Cuando Camilo José Cela y su amigo y traductor al inglés, el poeta Anthony Kerrigan, decidieron por aproximación topográfica y vistas, que la casa donde vivían los Kerrigan en El Terreno, era la misma casa donde habían vivido Gertrude Stein y Alice B. Toklass, ambos estaban tejiendo un fragmento de la mitología palmesana. Pero Palma es una ciudad mediterránea y toda ciudad mediterránea tiene su Penélope, la que desteje por la noche lo que durante el día ha ido tejiendo. Penélope es uno de esos espíritus del lugar, que no mutan y siempre permanece. Y nuestra Penélope, sin prescindir de Madame Stein, decidió que ´Mirabel´ -el nombre de la casa de Dos de Mayo- iba a ser para siempre la casa de Elaine Kerrigan, la bella Elaine, como la llamábamos unos pocos y la mujer de la que el poeta Carlos Barral -entonces recién casado- se enamoró súbitamente en las Conversaciones de Formentor. De Gertrude Stein a Elaine Kerrigan, no creo que nadie pueda ofrecer más.

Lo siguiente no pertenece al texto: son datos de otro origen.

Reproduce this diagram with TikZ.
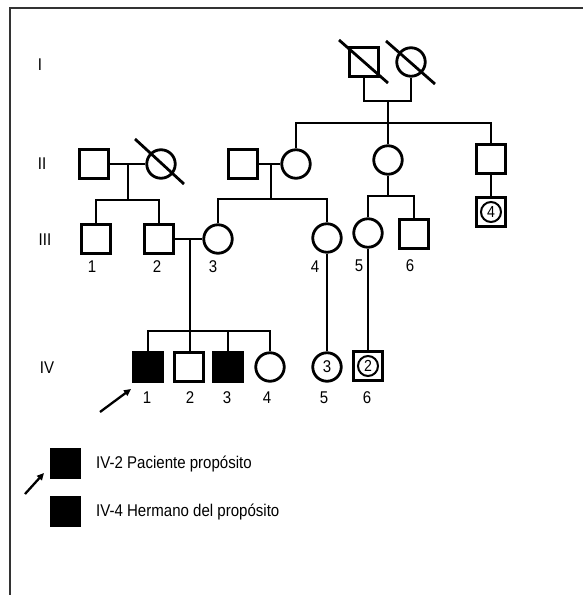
\documentclass[tikz,border=0pt]{standalone}
\usepackage{fontspec}
\setmainfont{Liberation Sans}[FakeStretch=0.885]
\usetikzlibrary{arrows.meta}
\begin{document}
\begin{tikzpicture}[x=1pt,y=-1pt,
  pl/.style={line width=2.8pt},
  male/.style={draw, line width=2.8pt, rectangle, minimum size=28.5pt, inner sep=0pt},
  female/.style={draw, line width=2.8pt, circle, minimum size=28.5pt, inner sep=0pt, font=\fontsize{17}{19}\selectfont},
  inner/.style={draw, line width=2pt, circle, minimum size=20pt, inner sep=0pt, font=\fontsize{16}{18}\selectfont},
  aff/.style={fill=black},
  lbl/.style={font=\fontsize{17}{19}\selectfont, inner sep=0pt},
  arr/.style={line width=2.3pt, -{Triangle[length=7pt,width=6.5pt]}}]
\useasboundingbox (0,0) rectangle (583,595);
\fill[white] (0,0) rectangle (583,595);
\draw[line width=1.3pt, black!80] (10,595) -- (10,8) -- (583,8);

% generation labels
\node[lbl] (gI) at (40,65) {I};
\node[lbl] (gII) at (42,164) {II};
\node[lbl] (gIII) at (45,240) {III};
\node[lbl] (gIV) at (47,368) {IV};

% generation I
\node[male] (I1) at (364,62) {};
\node[female] (I2) at (411,62) {};
\draw[pl] ([shift={(-25,-22)}]I1.center) -- ([shift={(24,21)}]I1.center);
\draw[pl] ([shift={(-25,-21)}]I2.center) -- ([shift={(24,22)}]I2.center);
\coordinate (mI) at (388,101);
\coordinate (sI) at (388,123);
\draw[pl] (I1.south) |- (mI) -| (I2.south);
\draw[pl] (mI) -- (sI);

% generation II
\node[male] (II1) at (94,164) {};
\node[female] (II2) at (161,164) {};
\node[male] (II3) at (243,164) {};
\node[female] (II4) at (296,164) {};
\node[female] (II5) at (388,160) {};
\node[male] (II6) at (491,159) {};
\draw[pl] ([shift={(-26,-25)}]II2.center) -- ([shift={(23,20)}]II2.center);
\draw[pl] (II4.north) |- (sI) -| (II6.north);
\draw[pl] (sI) -- (II5.north);

\draw[pl] (II1.east) -- (II2.west);
\coordinate (mII1) at (128,164);
\coordinate (sII1) at (128,200);
\draw[pl] (mII1) -- (sII1);

\draw[pl] (II3.east) -- (II4.west);
\coordinate (mII2) at (271,164);
\coordinate (sII2) at (271,199);
\draw[pl] (mII2) -- (sII2);

\coordinate (sII3) at (388,196);
\draw[pl] (II5.south) -- (sII3);

% generation III
\node[male] (III1) at (96,239) {};
\node[male] (III2) at (159,239) {};
\node[female] (III3) at (218,239) {};
\node[female] (III4) at (327,238) {};
\node[female] (III5) at (368,233) {};
\node[male] (III6) at (414,234) {};
\node[male] (III7) at (491,212) {};
\node[inner] (III7c) at (III7.center) {4};

\draw[pl] (III1.north) |- (sII1) -| (III2.north);
\draw[pl] (III3.north) |- (sII2) -| (III4.north);
\draw[pl] (III5.north) |- (sII3) -| (III6.north);
\draw[pl] (II6.south) -- (III7.north);

\node[lbl] (nIII1) at (92,267) {1};
\node[lbl] (nIII2) at (157,267) {2};
\node[lbl] (nIII3) at (213,267) {3};
\node[lbl] (nIII4) at (315,267) {4};
\node[lbl] (nIII5) at (359,266) {5};
\node[lbl] (nIII6) at (410,266) {6};

\draw[pl] (III2.east) -- (III3.west);
\coordinate (mIII) at (190,239);
\coordinate (sIII) at (190,331);
\draw[pl] (mIII) -- (sIII);

% generation IV
\node[male, aff] (IV1) at (148,367) {};
\node[male] (IV2) at (189,367) {};
\node[male, aff] (IV3) at (228,367) {};
\node[female] (IV4) at (270,367) {};
\node[female] (IV5) at (327,367) {3};
\node[male] (IV6) at (368,366) {};
\node[inner] (IV6c) at (IV6.center) {2};

\draw[pl] (IV1.north) |- (sIII) -| (IV4.north);
\draw[pl] (sIII) -- (sIII |- IV2.north);
\draw[pl] (IV3.north) -- (IV3.north |- sIII);
\draw[pl] (III4.south) -- (IV5.north);
\draw[pl] (III5.south) -- (IV6.north);

\node[lbl] (nIV1) at (147,398) {1};
\node[lbl] (nIV2) at (190,398) {2};
\node[lbl] (nIV3) at (227,398) {3};
\node[lbl] (nIV4) at (267,398) {4};
\node[lbl] (nIV5) at (324,398) {5};
\node[lbl] (nIV6) at (367,398) {6};

\coordinate (pa) at (100,412);
\coordinate (pb) at (131,389);
\draw[arr] (pa) -- (pb);

% legend
\node[male, aff, draw=none, minimum size=31pt] (L1) at (65.5,463) {};
\node[male, aff, draw=none, minimum size=31pt] (L2) at (65.5,511) {};
\node[lbl, anchor=west] (T1) at (96,464) {IV-2 Paciente propósito};
\node[lbl, anchor=west] (T2) at (96,512) {IV-4 Hermano del propósito};
\coordinate (la) at (25,494);
\coordinate (lb) at (44,473);
\draw[arr] (la) -- (lb);
\end{tikzpicture}
\end{document}
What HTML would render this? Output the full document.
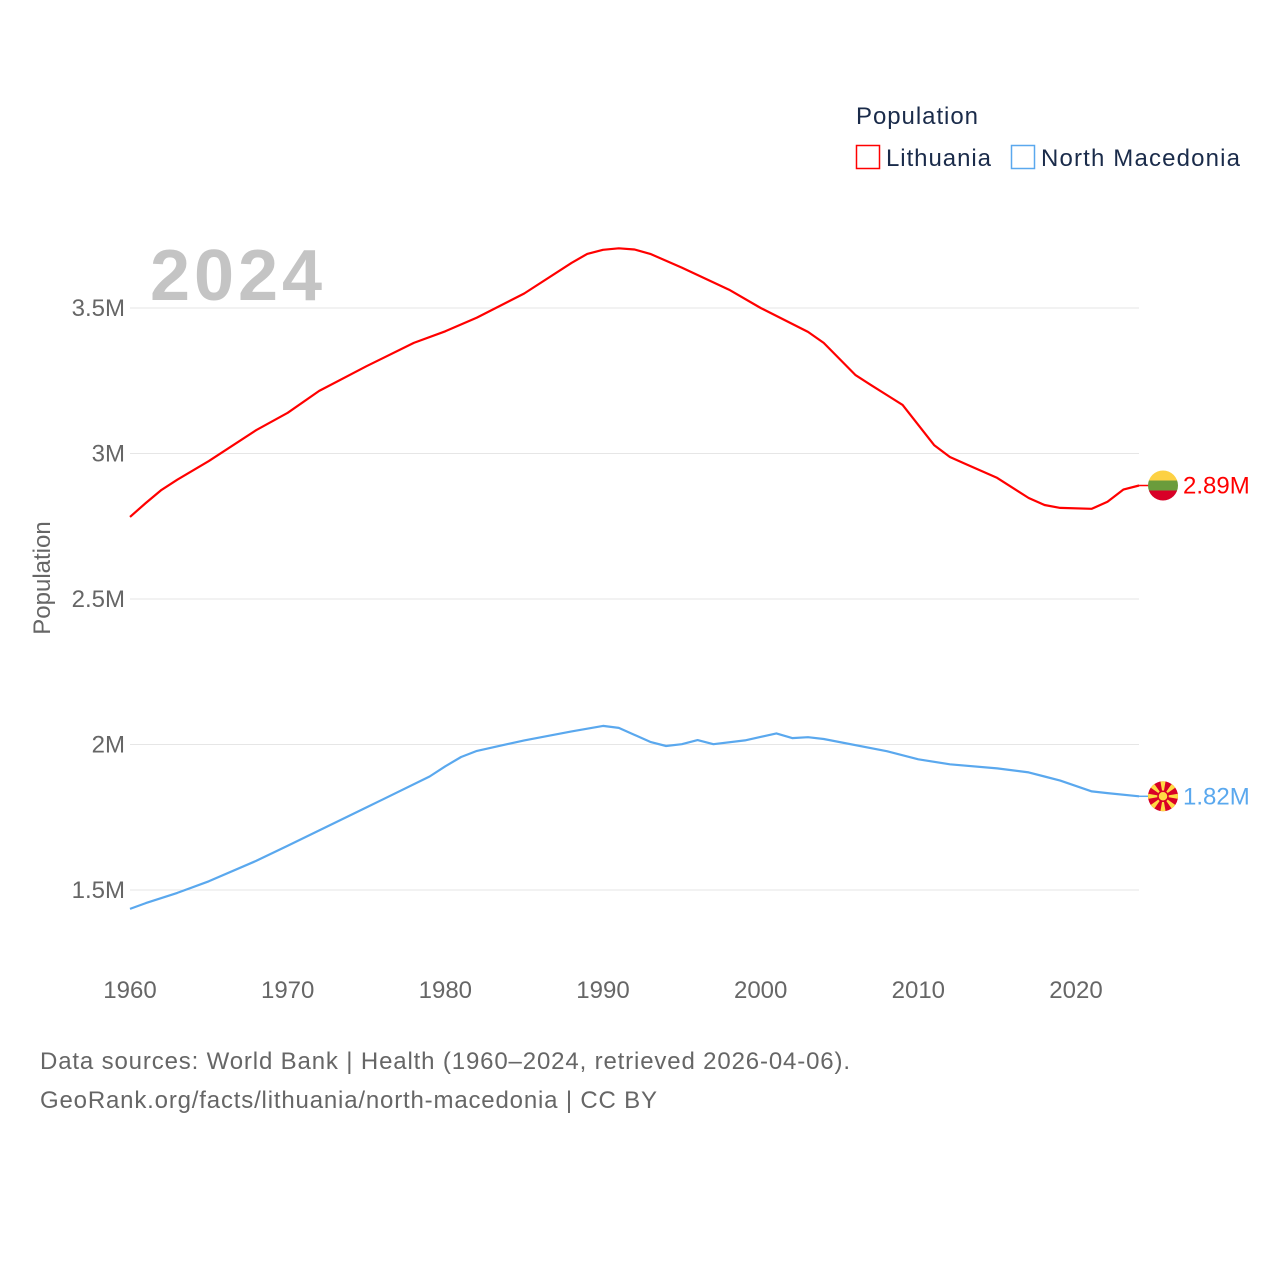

De Elaine Kerrigan -de soltera Gurevitch- destacaban, sobre todo, su belleza y su inteligencia. La recuerdo sentada en la terraza del Bar Formentor, cuando yo era un adolescente, con vestidos camiseros blancos o floreados, los labios pintados de rojo, fumando, el pelo largo y recogido, la mirada entre aquilina y gatuna, y una profunda elegancia -profunda por antigua y misteriosa- en sus gestos. La recuerdo rodeada de hombres -algunos de ellos de presencia muy potente- y sin embargo la figura totémica, cuando ella estaba, era ella, ningún otro lo era. Desde entonces Elaine se convirtió para mí en personaje y memoria de la ciudad -de esa ciudad de los 60, frecuentada por escritores y artistas extranjeros- y a esa memoria acudimos Jordá y yo, hace muchos años, en una tarde que recuerdo memorable. La casa, efectivamente, era su casa, era ella y era, también, sus recuerdos: la casa de Elaine. Como anfitriona y conversadora siempre fue impecable. Con algo indefinible detrás, no sabría si decir de estirpe oriental.

Elaine Kerrigan vivió sola durante muchos años. Nunca dejó de trabajar como traductora: Cortázar, Ana María Matute, Carlos Franqui, Picasso o Borges, por lo que respecta al mundo hispano. Acogió en su casa a los amigos de sus hijos, a sus novios y sus novias, celebró su música, su arte y su compañía, para todos tuvo una palabra amable y a todos retrató con una sola mirada, esa mirada a la que nada escapaba, a la que nada escapó incluso cuando estuvo tan enferma que perdió el habla. Los que sabíamos de la bella Elaine, también sabíamos que un ictus no acabaría con ella, sino que sería al revés. Recuperó primero el inglés y el caminar -nos encontrábamos a menudo a muy primera hora por Palma los días laborables y los fines de semana por el bosque de Bellver- y poco a poco, lo demás, humor incluido. La belleza, no la perdió nunca. Su manera de mirar -y de admirar la vida- tampoco. Entonces hablábamos lo justo, tomándonos de ambos brazos, satisfechos, como para disimular el percance intruso, que no tenía cabida en su manera de vivir, ni en la mía de contemplarla a ella.

Elaine Kerrigan encarnaba la mejor memoria de su barrio, escrita desde la visión del expatriado. Verla a ella por las estrechas calles y cuestas del Terreno, era ver lo que fue el esplendor del barrio, apagándose -al revés que Elaine- a partir de los primeros ochenta y con su cénit en la Gomila de los 60/70, donde ella fue todo lo que quiso ser y lo que no fue, simplemente no quiso serlo. Quien conoció aquello, lo sabe. Pero ser la memoria de lo vivido es reducirla. Elaine Kerrigan embelleció lo que tocaba y embelleció los lugares y personas donde estuvo. Así era y así fue una de las mujeres, repito, más guapas e inteligentes que hayan vivido en Palma y nosotros -de la manera que fuera y nos dejaba- en ella. En ´Mirabel´ hay desde hace muy pocos años una placa que recuerda la estancia de Gertrude Stein en Palma. Cuando ninguno de los que la conocimos esté aquí, habrá otra placa, estoy seguro, que recuerde la larga y generosa estancia de Elaine Kerrigan entre nosotros.